=== Collected material ===

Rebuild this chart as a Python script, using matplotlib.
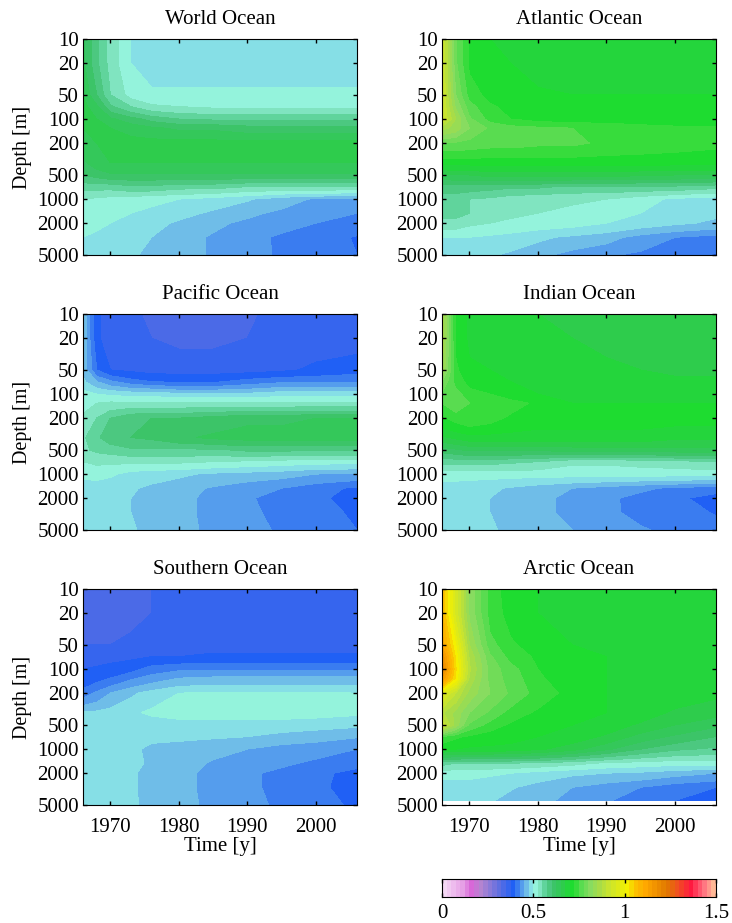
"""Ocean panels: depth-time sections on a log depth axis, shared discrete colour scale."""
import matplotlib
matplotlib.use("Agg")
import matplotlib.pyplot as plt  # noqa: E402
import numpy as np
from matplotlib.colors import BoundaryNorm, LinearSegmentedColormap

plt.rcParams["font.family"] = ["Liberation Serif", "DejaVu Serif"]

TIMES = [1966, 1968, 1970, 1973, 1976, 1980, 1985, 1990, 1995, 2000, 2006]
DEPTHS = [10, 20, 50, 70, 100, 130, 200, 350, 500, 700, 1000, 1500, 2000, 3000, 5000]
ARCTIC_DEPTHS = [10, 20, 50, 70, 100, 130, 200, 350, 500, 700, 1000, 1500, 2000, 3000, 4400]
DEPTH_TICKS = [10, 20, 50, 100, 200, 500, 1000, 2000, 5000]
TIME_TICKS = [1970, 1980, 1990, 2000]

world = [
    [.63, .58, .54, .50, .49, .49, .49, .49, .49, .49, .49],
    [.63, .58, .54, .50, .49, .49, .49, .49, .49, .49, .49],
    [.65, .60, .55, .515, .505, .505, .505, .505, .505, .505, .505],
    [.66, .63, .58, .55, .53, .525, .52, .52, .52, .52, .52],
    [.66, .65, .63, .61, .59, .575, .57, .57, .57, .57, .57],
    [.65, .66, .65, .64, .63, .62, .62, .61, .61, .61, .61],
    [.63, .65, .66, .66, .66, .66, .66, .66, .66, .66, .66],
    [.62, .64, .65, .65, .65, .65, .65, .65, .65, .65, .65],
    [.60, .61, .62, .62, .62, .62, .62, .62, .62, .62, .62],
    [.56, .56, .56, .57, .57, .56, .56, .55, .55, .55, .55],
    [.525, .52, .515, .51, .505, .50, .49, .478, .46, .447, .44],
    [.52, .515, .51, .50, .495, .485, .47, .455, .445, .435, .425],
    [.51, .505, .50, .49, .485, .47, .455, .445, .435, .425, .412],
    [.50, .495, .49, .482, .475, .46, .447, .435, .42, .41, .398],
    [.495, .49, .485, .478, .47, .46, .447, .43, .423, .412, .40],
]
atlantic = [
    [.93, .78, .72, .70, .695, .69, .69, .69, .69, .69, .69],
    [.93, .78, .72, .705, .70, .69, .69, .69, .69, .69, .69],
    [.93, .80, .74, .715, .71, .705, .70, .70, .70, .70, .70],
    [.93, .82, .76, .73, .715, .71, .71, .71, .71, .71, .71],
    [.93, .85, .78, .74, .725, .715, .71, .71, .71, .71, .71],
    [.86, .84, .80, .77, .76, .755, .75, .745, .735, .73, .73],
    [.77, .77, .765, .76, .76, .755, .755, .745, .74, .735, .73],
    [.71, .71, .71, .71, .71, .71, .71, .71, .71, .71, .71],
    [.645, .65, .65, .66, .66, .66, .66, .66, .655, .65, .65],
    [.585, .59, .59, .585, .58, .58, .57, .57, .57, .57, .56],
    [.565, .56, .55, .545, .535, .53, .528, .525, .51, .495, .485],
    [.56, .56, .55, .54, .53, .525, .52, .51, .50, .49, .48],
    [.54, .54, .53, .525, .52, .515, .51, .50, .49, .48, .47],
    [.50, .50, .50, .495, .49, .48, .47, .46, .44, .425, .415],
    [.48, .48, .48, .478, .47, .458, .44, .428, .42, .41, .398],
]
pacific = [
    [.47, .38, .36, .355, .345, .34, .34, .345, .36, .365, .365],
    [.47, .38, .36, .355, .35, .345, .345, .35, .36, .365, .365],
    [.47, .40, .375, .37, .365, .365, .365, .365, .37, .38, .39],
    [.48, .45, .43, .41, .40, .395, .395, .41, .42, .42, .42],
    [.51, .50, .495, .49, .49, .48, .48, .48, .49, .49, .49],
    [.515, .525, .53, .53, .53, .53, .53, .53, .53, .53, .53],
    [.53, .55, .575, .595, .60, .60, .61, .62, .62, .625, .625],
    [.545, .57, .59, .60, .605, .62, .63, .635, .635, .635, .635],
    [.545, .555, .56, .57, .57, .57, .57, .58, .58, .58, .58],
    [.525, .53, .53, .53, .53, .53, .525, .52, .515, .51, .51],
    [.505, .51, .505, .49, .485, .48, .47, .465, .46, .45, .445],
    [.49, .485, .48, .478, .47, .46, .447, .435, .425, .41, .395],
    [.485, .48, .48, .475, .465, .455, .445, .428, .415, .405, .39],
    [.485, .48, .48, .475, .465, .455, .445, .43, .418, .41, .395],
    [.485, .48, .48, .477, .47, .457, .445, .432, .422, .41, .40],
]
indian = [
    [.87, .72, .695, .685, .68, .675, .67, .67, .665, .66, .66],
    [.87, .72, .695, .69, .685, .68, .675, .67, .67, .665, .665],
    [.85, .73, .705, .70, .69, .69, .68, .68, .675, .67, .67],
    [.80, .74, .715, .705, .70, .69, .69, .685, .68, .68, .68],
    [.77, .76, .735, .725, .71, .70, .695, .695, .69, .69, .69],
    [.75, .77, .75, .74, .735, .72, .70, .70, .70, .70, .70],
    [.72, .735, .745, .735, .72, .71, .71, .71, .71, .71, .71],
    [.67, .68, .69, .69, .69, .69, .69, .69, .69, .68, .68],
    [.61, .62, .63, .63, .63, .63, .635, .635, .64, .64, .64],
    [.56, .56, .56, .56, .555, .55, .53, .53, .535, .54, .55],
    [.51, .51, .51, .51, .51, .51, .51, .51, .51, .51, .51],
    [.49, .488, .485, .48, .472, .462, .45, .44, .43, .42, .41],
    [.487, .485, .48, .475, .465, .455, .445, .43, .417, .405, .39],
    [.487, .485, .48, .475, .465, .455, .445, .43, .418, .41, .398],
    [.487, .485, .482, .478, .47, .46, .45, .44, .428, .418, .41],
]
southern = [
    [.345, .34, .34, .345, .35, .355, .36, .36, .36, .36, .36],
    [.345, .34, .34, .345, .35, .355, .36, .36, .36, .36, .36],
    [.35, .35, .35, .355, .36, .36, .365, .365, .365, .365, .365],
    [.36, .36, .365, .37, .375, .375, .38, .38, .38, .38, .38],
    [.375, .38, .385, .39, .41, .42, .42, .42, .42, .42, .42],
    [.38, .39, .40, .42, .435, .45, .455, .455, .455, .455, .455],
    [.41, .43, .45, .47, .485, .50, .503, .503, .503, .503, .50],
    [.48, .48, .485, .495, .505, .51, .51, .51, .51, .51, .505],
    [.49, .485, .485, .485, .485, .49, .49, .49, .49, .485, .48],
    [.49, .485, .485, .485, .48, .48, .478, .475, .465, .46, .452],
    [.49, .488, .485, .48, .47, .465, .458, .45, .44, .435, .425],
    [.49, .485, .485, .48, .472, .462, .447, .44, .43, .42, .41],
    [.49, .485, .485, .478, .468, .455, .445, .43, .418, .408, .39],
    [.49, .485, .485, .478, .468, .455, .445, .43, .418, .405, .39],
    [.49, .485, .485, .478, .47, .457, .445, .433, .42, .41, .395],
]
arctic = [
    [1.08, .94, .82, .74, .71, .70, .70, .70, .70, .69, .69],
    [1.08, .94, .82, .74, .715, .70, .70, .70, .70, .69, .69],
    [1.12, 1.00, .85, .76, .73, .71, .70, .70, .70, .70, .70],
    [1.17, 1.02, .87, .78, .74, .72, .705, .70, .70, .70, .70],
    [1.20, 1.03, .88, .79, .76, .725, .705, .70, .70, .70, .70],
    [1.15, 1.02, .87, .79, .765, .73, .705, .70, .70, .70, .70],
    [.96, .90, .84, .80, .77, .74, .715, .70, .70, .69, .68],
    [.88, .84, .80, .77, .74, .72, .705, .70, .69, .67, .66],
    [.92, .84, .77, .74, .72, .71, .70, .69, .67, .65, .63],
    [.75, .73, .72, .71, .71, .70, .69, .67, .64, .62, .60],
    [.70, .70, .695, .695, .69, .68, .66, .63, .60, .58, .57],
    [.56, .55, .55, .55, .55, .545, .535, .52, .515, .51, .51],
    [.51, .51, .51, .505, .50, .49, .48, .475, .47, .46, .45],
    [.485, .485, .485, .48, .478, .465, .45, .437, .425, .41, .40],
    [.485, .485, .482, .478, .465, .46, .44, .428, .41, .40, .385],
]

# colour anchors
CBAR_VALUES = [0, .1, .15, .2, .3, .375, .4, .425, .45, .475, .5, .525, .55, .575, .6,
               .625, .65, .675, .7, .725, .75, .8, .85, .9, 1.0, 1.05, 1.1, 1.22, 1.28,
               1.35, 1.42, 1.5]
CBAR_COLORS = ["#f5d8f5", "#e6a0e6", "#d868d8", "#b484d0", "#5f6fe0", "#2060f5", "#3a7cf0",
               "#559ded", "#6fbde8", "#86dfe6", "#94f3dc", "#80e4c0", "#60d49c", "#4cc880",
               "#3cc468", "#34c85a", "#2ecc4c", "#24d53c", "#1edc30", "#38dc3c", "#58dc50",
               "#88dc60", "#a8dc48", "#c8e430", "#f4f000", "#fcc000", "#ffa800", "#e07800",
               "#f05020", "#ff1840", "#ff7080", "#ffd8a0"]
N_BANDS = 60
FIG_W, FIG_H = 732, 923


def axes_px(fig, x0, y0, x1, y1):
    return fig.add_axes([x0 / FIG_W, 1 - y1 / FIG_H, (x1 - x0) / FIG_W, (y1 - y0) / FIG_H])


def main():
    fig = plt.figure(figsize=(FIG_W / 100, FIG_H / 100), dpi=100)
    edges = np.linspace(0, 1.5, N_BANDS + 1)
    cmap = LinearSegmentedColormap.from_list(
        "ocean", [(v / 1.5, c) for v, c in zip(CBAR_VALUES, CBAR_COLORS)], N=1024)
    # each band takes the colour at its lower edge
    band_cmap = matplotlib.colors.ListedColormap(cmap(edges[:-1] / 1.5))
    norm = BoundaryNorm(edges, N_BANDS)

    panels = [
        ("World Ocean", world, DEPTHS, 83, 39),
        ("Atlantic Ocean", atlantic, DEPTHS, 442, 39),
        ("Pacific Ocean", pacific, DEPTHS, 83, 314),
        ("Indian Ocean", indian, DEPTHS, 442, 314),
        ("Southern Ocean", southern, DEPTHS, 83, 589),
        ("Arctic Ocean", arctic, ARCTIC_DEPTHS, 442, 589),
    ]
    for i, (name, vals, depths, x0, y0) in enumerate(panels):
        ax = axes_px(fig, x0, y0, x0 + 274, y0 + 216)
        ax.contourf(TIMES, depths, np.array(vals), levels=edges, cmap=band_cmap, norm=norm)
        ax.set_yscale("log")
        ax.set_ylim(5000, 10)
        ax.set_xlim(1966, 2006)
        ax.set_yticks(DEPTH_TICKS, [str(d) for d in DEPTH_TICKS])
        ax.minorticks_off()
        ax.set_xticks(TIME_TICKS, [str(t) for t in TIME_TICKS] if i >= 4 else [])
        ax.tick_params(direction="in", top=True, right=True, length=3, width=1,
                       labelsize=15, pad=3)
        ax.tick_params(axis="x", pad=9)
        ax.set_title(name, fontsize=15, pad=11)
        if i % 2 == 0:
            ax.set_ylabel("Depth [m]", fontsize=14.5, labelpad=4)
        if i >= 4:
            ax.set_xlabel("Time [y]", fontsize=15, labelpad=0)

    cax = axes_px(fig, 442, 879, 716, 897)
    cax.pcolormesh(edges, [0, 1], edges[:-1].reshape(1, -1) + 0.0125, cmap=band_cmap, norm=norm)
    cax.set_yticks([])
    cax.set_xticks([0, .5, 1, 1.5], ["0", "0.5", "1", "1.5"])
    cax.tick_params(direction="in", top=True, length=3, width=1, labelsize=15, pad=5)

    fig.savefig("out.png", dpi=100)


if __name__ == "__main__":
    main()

===

Leave out the pictures. Transcribe only the lines above, from the first through the one that contains "TIME_TICKS = [1970, 1980, 1990, 2000]".

Rebuild this chart as a Python script, using matplotlib.
"""Ocean panels: depth-time sections on a log depth axis, shared discrete colour scale."""
import matplotlib
matplotlib.use("Agg")
import matplotlib.pyplot as plt  # noqa: E402
import numpy as np
from matplotlib.colors import BoundaryNorm, LinearSegmentedColormap

plt.rcParams["font.family"] = ["Liberation Serif", "DejaVu Serif"]

TIMES = [1966, 1968, 1970, 1973, 1976, 1980, 1985, 1990, 1995, 2000, 2006]
DEPTHS = [10, 20, 50, 70, 100, 130, 200, 350, 500, 700, 1000, 1500, 2000, 3000, 5000]
ARCTIC_DEPTHS = [10, 20, 50, 70, 100, 130, 200, 350, 500, 700, 1000, 1500, 2000, 3000, 4400]
DEPTH_TICKS = [10, 20, 50, 100, 200, 500, 1000, 2000, 5000]
TIME_TICKS = [1970, 1980, 1990, 2000]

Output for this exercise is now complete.